Little Ice Age Study Challenges Conventional Belief of Uniformly Cold and Dry Climate

  • 21 Oct 2023

A recent study of the Little Ice Age (LIA), a global climatic event spanning CE 1671-1942, reveals significant variations in rainfall patterns during this era, debunking the traditional notion of a uniformly cold and dry climate with reduced monsoon rainfall.

Key Points

  • Variability in Rainfall during Little Ice Age: Research on the Little Ice Age, occurring from CE 1671 to 1942, challenges the conventional understanding of a consistently cold and dry climate with decreased monsoon rainfall.
  • Reconstructing Climate Data: The research aimed to reconstruct a climate-based understanding of this region influenced by both the southwest summer monsoon (SWM) and northeast winter monsoon (NEM).
  • Moist (Wet) Little Ice Age: The study, based on core sediment samples from Honnamanakere Lake in Karnataka, indicates a moist (wet) LIA.
  • Pollen analysis revealed mainly moist/semi-evergreen–dry tropical deciduous forests in the study area.
  • These findings present a contrasting hydro-climatic perspective of the Little Ice Age.

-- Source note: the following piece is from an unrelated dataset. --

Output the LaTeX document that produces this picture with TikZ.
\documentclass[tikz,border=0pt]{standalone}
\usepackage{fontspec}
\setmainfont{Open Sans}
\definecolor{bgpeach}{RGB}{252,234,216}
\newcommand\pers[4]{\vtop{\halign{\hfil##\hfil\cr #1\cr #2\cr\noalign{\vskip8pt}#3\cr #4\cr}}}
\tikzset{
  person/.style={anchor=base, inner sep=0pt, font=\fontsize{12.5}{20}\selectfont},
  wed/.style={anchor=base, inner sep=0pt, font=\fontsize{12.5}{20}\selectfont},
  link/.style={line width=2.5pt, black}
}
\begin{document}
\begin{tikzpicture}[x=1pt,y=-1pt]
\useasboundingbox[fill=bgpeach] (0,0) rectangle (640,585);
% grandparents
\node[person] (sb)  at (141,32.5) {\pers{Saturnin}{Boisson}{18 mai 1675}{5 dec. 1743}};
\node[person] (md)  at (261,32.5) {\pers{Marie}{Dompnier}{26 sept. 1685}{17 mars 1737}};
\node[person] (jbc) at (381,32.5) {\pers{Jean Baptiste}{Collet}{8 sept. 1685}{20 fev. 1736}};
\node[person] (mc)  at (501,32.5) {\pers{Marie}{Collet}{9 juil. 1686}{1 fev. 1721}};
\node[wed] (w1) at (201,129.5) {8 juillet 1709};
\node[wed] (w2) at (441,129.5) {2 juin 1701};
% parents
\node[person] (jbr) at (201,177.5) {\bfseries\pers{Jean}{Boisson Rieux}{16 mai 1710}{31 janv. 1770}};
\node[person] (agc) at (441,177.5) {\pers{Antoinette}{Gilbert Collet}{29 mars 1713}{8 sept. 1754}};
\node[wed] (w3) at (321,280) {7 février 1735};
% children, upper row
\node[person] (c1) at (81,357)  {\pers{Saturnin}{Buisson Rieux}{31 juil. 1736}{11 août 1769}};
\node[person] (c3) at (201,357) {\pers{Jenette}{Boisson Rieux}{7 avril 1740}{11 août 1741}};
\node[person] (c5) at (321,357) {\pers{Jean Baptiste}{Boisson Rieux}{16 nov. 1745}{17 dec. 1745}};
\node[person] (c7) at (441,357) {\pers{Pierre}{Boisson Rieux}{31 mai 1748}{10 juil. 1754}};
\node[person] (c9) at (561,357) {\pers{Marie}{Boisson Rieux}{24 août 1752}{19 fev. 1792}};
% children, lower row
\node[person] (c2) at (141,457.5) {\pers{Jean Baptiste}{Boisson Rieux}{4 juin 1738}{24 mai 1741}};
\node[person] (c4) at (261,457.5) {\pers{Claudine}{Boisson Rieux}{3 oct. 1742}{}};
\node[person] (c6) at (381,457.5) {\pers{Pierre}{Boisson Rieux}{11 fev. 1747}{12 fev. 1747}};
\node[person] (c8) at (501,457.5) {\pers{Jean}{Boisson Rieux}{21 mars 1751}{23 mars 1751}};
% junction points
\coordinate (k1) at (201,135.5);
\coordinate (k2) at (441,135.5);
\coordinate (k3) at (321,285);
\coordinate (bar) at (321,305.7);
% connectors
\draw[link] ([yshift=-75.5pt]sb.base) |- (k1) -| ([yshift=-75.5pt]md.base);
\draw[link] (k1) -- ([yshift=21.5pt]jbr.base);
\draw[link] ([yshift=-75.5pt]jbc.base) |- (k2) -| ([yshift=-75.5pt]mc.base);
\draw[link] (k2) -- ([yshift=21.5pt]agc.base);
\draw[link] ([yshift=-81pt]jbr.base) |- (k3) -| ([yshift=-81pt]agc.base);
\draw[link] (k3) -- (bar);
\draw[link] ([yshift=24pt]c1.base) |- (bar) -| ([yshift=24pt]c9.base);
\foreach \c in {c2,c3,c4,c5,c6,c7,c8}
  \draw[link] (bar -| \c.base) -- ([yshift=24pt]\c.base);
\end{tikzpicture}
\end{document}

  • Driving Factors: The study suggests that the northward shift of the Inter Tropical Convergence Zone (ITCZ), positive temperature anomalies, increased sunspot numbers, and high solar activity may have influenced climate change and heightened SWM during the LIA.

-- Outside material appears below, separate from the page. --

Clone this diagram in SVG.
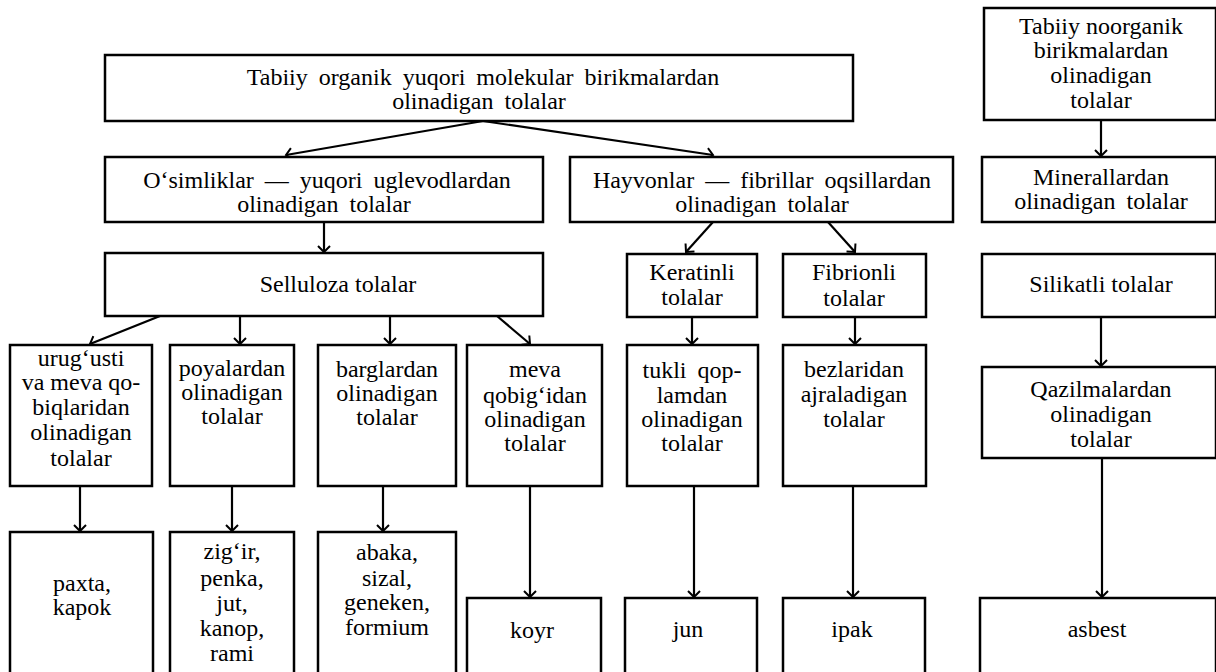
<svg xmlns="http://www.w3.org/2000/svg" width="1216" height="672" viewBox="0 0 1216 672">
<style>
rect{fill:#fff;stroke:#000;stroke-width:2.5}
text{font-size:24px;fill:#000;text-anchor:middle}
.ws{word-spacing:5px}
#connectors line{stroke:#000;stroke-width:2.2;marker-end:url(#ah)}
</style>
<defs>
<marker id="ah" markerWidth="14" markerHeight="14" refX="7" refY="7" orient="auto" markerUnits="userSpaceOnUse">
<path d="M1,1 L7,7 L1,13" fill="none" stroke="#000" stroke-width="2"/>
</marker>
</defs>
<rect x="0" y="0" width="1216" height="672" style="stroke:none"/>
<g id="connectors">
<line x1="483" y1="121" x2="286" y2="155"/>
<line x1="483" y1="121" x2="713" y2="155"/>
<line x1="324" y1="222" x2="324" y2="252"/>
<line x1="160" y1="316" x2="90" y2="344"/>
<line x1="240" y1="316" x2="240" y2="344"/>
<line x1="390" y1="316" x2="390" y2="344"/>
<line x1="497" y1="316" x2="530" y2="344"/>
<line x1="713" y1="222" x2="686" y2="252"/>
<line x1="828" y1="222" x2="855" y2="252"/>
<line x1="692" y1="317" x2="692" y2="344"/>
<line x1="855" y1="317" x2="855" y2="344"/>
<line x1="1101" y1="120" x2="1101" y2="156"/>
<line x1="1101" y1="317" x2="1101" y2="366"/>
<line x1="1102" y1="458" x2="1102" y2="597"/>
<line x1="80" y1="486" x2="80" y2="531"/>
<line x1="232" y1="486" x2="232" y2="531"/>
<line x1="383" y1="486" x2="383" y2="531"/>
<line x1="530" y1="486" x2="530" y2="597"/>
<line x1="694" y1="486" x2="694" y2="597"/>
<line x1="853" y1="486" x2="853" y2="597"/>
</g>
<g font-family="'Liberation Serif', 'DejaVu Serif', 'Times New Roman', serif">
<g id="n-top"><rect x="105" y="55" width="748" height="66"/>
<text x="483" y="85" class="ws">Tabiiy organik yuqori molekular birikmalardan</text>
<text x="479" y="109" class="ws">olinadigan tolalar</text></g>
<g id="n-osimlik"><rect x="105" y="157" width="438" height="65"/>
<text x="327" y="188" class="ws">O‘simliklar — yuqori uglevodlardan</text>
<text x="324" y="212" class="ws">olinadigan tolalar</text></g>
<g id="n-hayvon"><rect x="570" y="157" width="383" height="65"/>
<text x="762" y="188" class="ws">Hayvonlar — fibrillar oqsillardan</text>
<text x="762" y="212" class="ws">olinadigan tolalar</text></g>
<g id="n-sellu"><rect x="105" y="253" width="438" height="63"/>
<text x="338" y="292">Selluloza tolalar</text></g>
<g id="n-keratin"><rect x="627" y="254" width="130" height="63"/>
<text x="692" y="280">Keratinli</text><text x="692" y="305">tolalar</text></g>
<g id="n-fibrion"><rect x="783" y="254" width="143" height="63"/>
<text x="854" y="280">Fibrionli</text><text x="854" y="306">tolalar</text></g>
<g id="n-urug"><rect x="10" y="345" width="142" height="141"/>
<text x="81" y="366">urug‘usti</text><text x="81" y="390">va meva qo-</text><text x="81" y="415">biqlaridan</text><text x="81" y="440">olinadigan</text><text x="81" y="466">tolalar</text></g>
<g id="n-poya"><rect x="170" y="345" width="124" height="141"/>
<text x="232" y="376">poyalardan</text><text x="232" y="400">olinadigan</text><text x="232" y="424">tolalar</text></g>
<g id="n-barg"><rect x="318" y="345" width="138" height="141"/>
<text x="387" y="377">barglardan</text><text x="387" y="401">olinadigan</text><text x="387" y="425">tolalar</text></g>
<g id="n-meva"><rect x="467" y="345" width="135" height="141"/>
<text x="535" y="377">meva</text><text x="535" y="403">qobig‘idan</text><text x="535" y="427">olinadigan</text><text x="535" y="451">tolalar</text></g>
<g id="n-tukli"><rect x="627" y="345" width="131" height="141"/>
<text x="692" y="378" class="ws">tukli qop-</text><text x="692" y="403">lamdan</text><text x="692" y="427">olinadigan</text><text x="692" y="451">tolalar</text></g>
<g id="n-bez"><rect x="783" y="345" width="143" height="141"/>
<text x="854" y="377">bezlaridan</text><text x="854" y="402">ajraladigan</text><text x="854" y="427">tolalar</text></g>
<g id="n-noorg"><rect x="984" y="8" width="232" height="112"/>
<text x="1101" y="34">Tabiiy noorganik</text><text x="1101" y="58">birikmalardan</text><text x="1101" y="83">olinadigan</text><text x="1101" y="108">tolalar</text></g>
<g id="n-mineral"><rect x="982" y="157" width="234" height="65"/>
<text x="1101" y="185">Minerallardan</text><text x="1101" y="209" class="ws">olinadigan tolalar</text></g>
<g id="n-silikat"><rect x="982" y="254" width="234" height="63"/>
<text x="1101" y="292">Silikatli tolalar</text></g>
<g id="n-qazil"><rect x="982" y="367" width="234" height="91"/>
<text x="1101" y="397">Qazilmalardan</text><text x="1101" y="422">olinadigan</text><text x="1101" y="447">tolalar</text></g>
<g id="n-paxta"><rect x="10" y="532" width="143" height="142"/>
<text x="82" y="591">paxta,</text><text x="82" y="615">kapok</text></g>
<g id="n-zigir"><rect x="170" y="532" width="124" height="142"/>
<text x="232" y="559">zig‘ir,</text><text x="232" y="586">penka,</text><text x="232" y="611">jut,</text><text x="232" y="636">kanop,</text><text x="232" y="661">rami</text></g>
<g id="n-abaka"><rect x="318" y="532" width="138" height="142"/>
<text x="387" y="560">abaka,</text><text x="387" y="586">sizal,</text><text x="387" y="610">geneken,</text><text x="387" y="635">formium</text></g>
<g id="n-koyr"><rect x="467" y="598" width="134" height="76"/>
<text x="532" y="638">koyr</text></g>
<g id="n-jun"><rect x="625" y="598" width="132" height="76"/>
<text x="688" y="637">jun</text></g>
<g id="n-ipak"><rect x="783" y="598" width="142" height="76"/>
<text x="852" y="637">ipak</text></g>
<g id="n-asbest"><rect x="980" y="598" width="236" height="76"/>
<text x="1097" y="637">asbest</text></g>
</g>
</svg>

  • The study links the weakest phase of the Indian Summer Monsoon (ISM) to the southward shift of the ITCZ, caused by amplified northward energy flux across the equator during a cold northern hemisphere.

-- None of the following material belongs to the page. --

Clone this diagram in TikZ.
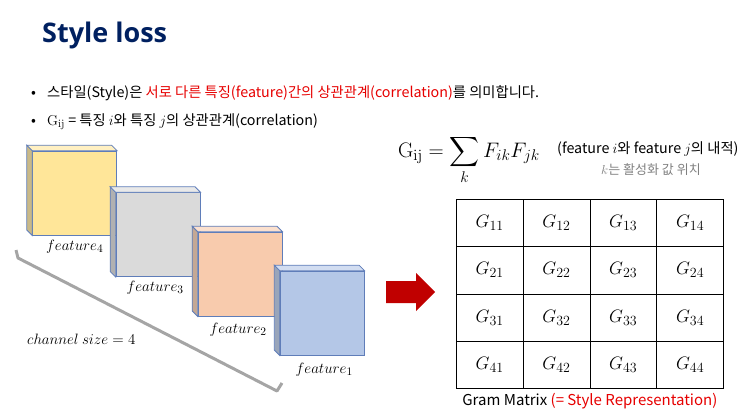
\RequirePackage{fix-cm}
\documentclass[tikz,border=0pt]{standalone}
\usepackage{amsmath}
\usepackage[no-math]{fontspec}
\setmainfont{Noto Sans CJK KR}
\newfontfamily\titlefont{Open Sans}
\DeclareMathSizes{14.3}{14.3}{11}{8}
\DeclareMathSizes{15}{15}{11.5}{9}
\DeclareMathSizes{18}{18}{14}{10}
\DeclareMathSizes{21}{21}{15.5}{11}
\usetikzlibrary{positioning}
\usetikzlibrary{matrix}
\definecolor{titleblue}{RGB}{0,32,96}
\definecolor{hlred}{RGB}{230,0,0}
\definecolor{arrowred}{RGB}{192,0,0}
\definecolor{edgeblue}{RGB}{95,125,185}
\definecolor{bracketgray}{RGB}{165,165,165}
\definecolor{yellowf}{RGB}{255,230,153}
\definecolor{grayf}{RGB}{218,218,218}
\definecolor{orangef}{RGB}{248,203,173}
\definecolor{bluef}{RGB}{180,199,231}
\tikzset{
	face/.style={
		draw=edgeblue, line width=0.8pt, minimum width=84pt, minimum height=84pt,
		inner sep=0pt, anchor=north west
	},
	feature label/.style={
		font=\fontsize{15}{17}\selectfont, inner sep=1pt
	},
	bullet text/.style={
		anchor=base west, inner sep=0pt, font=\fontsize{14.3}{16}\selectfont
	},
	gram cell/.style={
		draw, line width=0.6pt, minimum width=66.8pt, minimum height=47.3pt,
		font=\fontsize{18}{20}\selectfont, inner sep=0pt, outer sep=0pt
	}
}
\newcommand\cubeface[4]{% name, x, y, colour
	\node[face, fill=#4, name=#1] at (#2,#3) {};
	\fill[#4!75!black!85, draw=edgeblue, line width=0.8pt]
		(#1.north west) -- ++(-5.5,-5.5) -- ([shift={(-5.5,-5.5)}]#1.south west) -- (#1.south west) -- cycle;
	\fill[#4!60!white, draw=edgeblue, line width=0.8pt]
		(#1.north west) -- ++(-5.5,-5.5) -- ([shift={(-5.5,-5.5)}]#1.north east) -- (#1.north east) -- cycle;
}

\begin{document}
\begin{tikzpicture}[x=1pt, y=-1pt]
    \useasboundingbox (0,0) rectangle (755,412);

    % title and bullets
    \node[anchor=base west, inner sep=0pt, text=titleblue, font=\titlefont\bfseries\fontsize{27}{30}\selectfont] (title) at (42,43) {Style loss};
    \node[bullet text] (dot1) at (31,97) {•};
    \node[bullet text] (line1) at (47,97) {스타일(Style)은 \textcolor{hlred}{서로 다른 특징(feature)간의 상관관계(correlation)}를 의미합니다.};
    \node[bullet text] (dot2) at (31,125) {•};
    \node[bullet text] (line2) at (47,125) {$\mathrm{G}_{\mathrm{ij}}$ = 특징 $i$와 특징 $j$의 상관관계(correlation)};

    % formula
    \node[anchor=base west, inner sep=0pt, font=\fontsize{21}{23}\selectfont] (formula) at (398,157)
        {$\mathrm{G}_{\mathrm{ij}} = \displaystyle\sum_{k} F_{ik}F_{jk}$};
    \node[anchor=base west, inner sep=0pt, font=\fontsize{14.3}{16}\selectfont] (inner) at (557,153) {(feature $i$와 feature $j$의 내적)};
    \node[anchor=base west, inner sep=0pt, text=gray, font=\fontsize{13}{15}\selectfont] (kpos) at (601,174) {$k$는 활성화 값 위치};

    % feature maps
    \cubeface{feat4}{32.3}{150.7}{yellowf}
    \cubeface{feat3}{115.7}{192.3}{grayf}
    \cubeface{feat2}{197.7}{231.7}{orangef}
    \cubeface{feat1}{279.8}{270.7}{bluef}
    \node[feature label, below=3pt of feat4.south] (lab4) {$feature_4$};
    \node[feature label, below=3pt of feat3.south, xshift=-3pt] (lab3) {$feature_3$};
    \node[feature label, below=5pt of feat2.south, xshift=-2pt] (lab2) {$feature_2$};
    \node[feature label, below=6pt of feat1.south, xshift=2pt] (lab1) {$feature_1$};
    \node[anchor=base west, inner sep=0pt, font=\fontsize{15}{17}\selectfont] (channels) at (27,344) {$channel\ size = 4$};

    % bracket
    \coordinate (br1) at (16,250);
    \coordinate (br2) at (18,258);
    \coordinate (br3) at (277,391);
    \coordinate (br4) at (282,383);
    \draw[bracketgray, line width=3pt, line join=round] (br1) -- (br2) -- (br3) -- (br4);

    % arrow
    \fill[arrowred] (386,281) coordinate (arrow) -- (416,281) -- (416,273) -- (435,292) -- (416,311) -- (416,303) -- (386,303) -- cycle;

    % gram matrix
    \matrix (gram) [matrix of math nodes, nodes={gram cell}, anchor=north west,
        inner sep=0pt, outer sep=0pt, column sep=-0.6pt, row sep=-0.6pt] at (456,199) {
        G_{11} & G_{12} & G_{13} & G_{14} \\
        G_{21} & G_{22} & G_{23} & G_{24} \\
        G_{31} & G_{32} & G_{33} & G_{34} \\
        G_{41} & G_{42} & G_{43} & G_{44} \\
    };
    \node[below=4pt of gram.south, inner sep=0pt, font=\fontsize{15}{17}\selectfont] (caption)
        {Gram Matrix \textcolor{hlred}{(= Style Representation)}};
\end{tikzpicture}
\end{document}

  • Implications and Future Climate Models: The high-resolution palaeoclimatic data generated by this study offers valuable insights for developing paleoclimatic models to predict future climatic trends.
  • Understanding the LIA and ISM variability during the Holocene aids in comprehending present ISM-influenced climate and possible future climatic projections.